11. It has already been stated that in chap. II of the wazibularz of 1882 the custom relating to the appointment of lambardar was set forth. It must however be conceded that custom was limited in its scope to the appointment of the lambardar of the khalsa land and had no application to the appointment of the lambardar of the resumed muafi plots of which a separate khewat had been formed. It is however clear that in 1882 one Lalu Khan was the lambardar of the khewat constituting the resumed plots. No entry about any usage or custom relating to the appointment of the lambardar of the khewat was however recorded in the wazibularz. In the absence of any such record, the rules framed by the Board of Revenue under Act 19 of 1873 as regards the appointment of a lambardar must hold the field. One of those rules was as follows:

Where no village custom can be ascertained, the Collector may...appoint the nominee of either the majority of the proprietors, or of the proprietors who represent the largest amount of annual value in the mahal, as he may consider advisable.

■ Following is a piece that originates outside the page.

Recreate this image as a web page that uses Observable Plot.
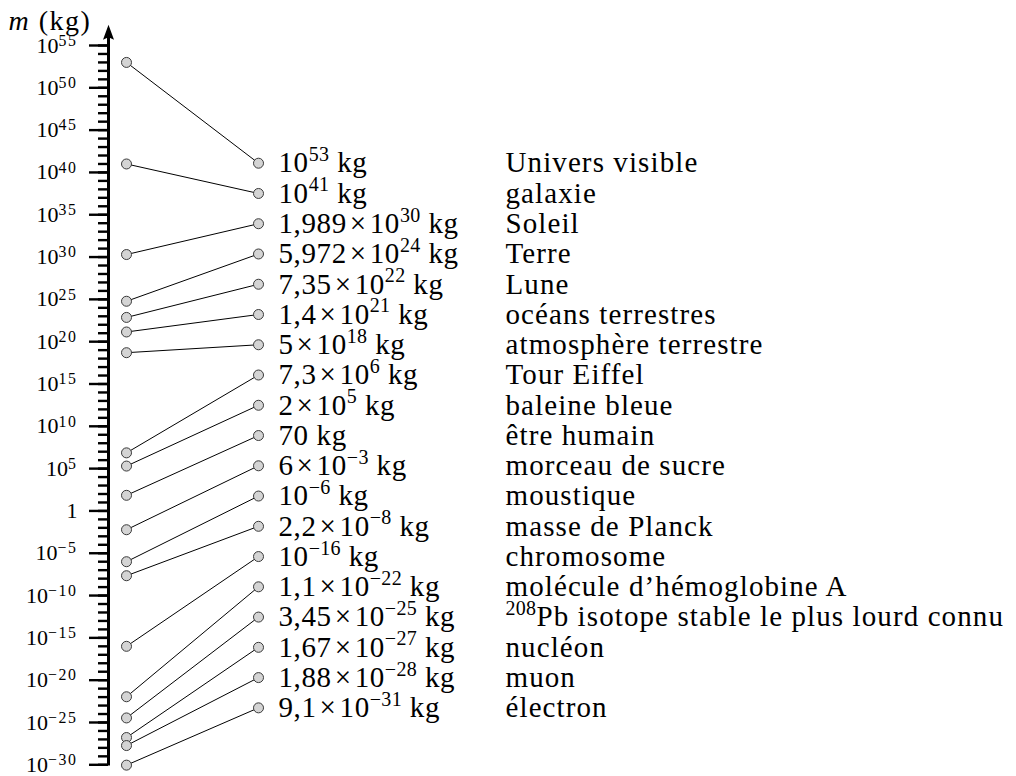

12. In view of this rule the owners of the resumed plots specified in the separate khewat had the right to nominate a lambardar. The conclusion therefore is irresistible that the two plaintiffs were entitled to take part in the appointment of the patwari and lambardar of mahal Bara and, as such, they were entitled to take part in the administration of the affairs of that mahal. That being so, they were cosharers in the mahal within the meaning of the word 'co-sharer' as defined by the Agra Pre-emption Act. The resumed muafi plots are in village Rohni in which the property, the subject of the suit, is situated; that being so, the plaintiffs came within class 5 laid down by Sec. 12 of the Act and had a right of preemption against the vendee. The plaintiffs' suit was therefore rightly decreed by the Court below, and we dismiss this appeal with costs. An affidavit has been filed on behalf of the vendors in the present appeal from which it appears that the sum of Rs. 711 that the plaintiffs were directed to pay to the creditors of the vendors has been paid by the vendors themselves to those creditors. This affidavit remains uncontradicted. In view of this affidavit we, in modification of the decree passed by the Court below, direct the plaintiffs to pay the sum of Rs. 711 to the vendors and not to their creditors.